Un délire intermittent l’épuisa ensuite en des discours, brisés par la toux, et dont le sujet était toujours la gloire de Dieu et le salut des âmes.

Après l’action de grâces de la communion suprême, son regard prit l’ardeur extatique, et se porta tour à tour de l’image de saint Joseph mourant entre les bras de Jésus et de Marie au pauvre tabernacle qu’il pouvait voir, de sa couche de peau de buffle, par le rideau entr’ouvert de l’alcôve-sanctuaire.

« C’est dans cette attitude qu’il expira, le sourire aux lèvres », le samedi 4 juin 1864, à cinq heures du matin, à l’âge de 38 ans.
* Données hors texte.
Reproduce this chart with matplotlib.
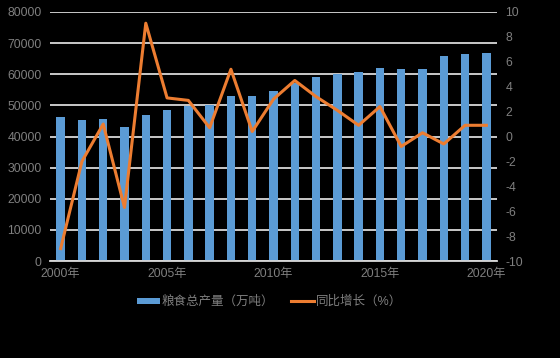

Le jour même, le Père Séguin écrivait :

« Dès que la nouvelle de sa mort s’est répandue, les sauvages et les métis ont accouru en foule pour le contempler encore une fois. Il est sur son lit, couvert de sa soutane, d’un surplis et d’une étole, tenant entre ses mains sa croix d’Oblat, qu’il aimait tant à embrasser hier, lorsque ses souffrances redoublaient. J’avais couvert son visage d’un voile, mais il a été bientôt enlevé. On ne pouvait se rassasier de le regarder. »


Le Père Grollier repose à la place du cimetière de Good-Hope qu’il réclama lui-même, un jour que le Père Séguin lui manifestait son intention de l’inhumer sous la future église :

— Non, non ! avait-il répliqué ; enterrez-moi avec les sauvages, entre les deux derniers qui sont morts ; le visage tourné vers la croix.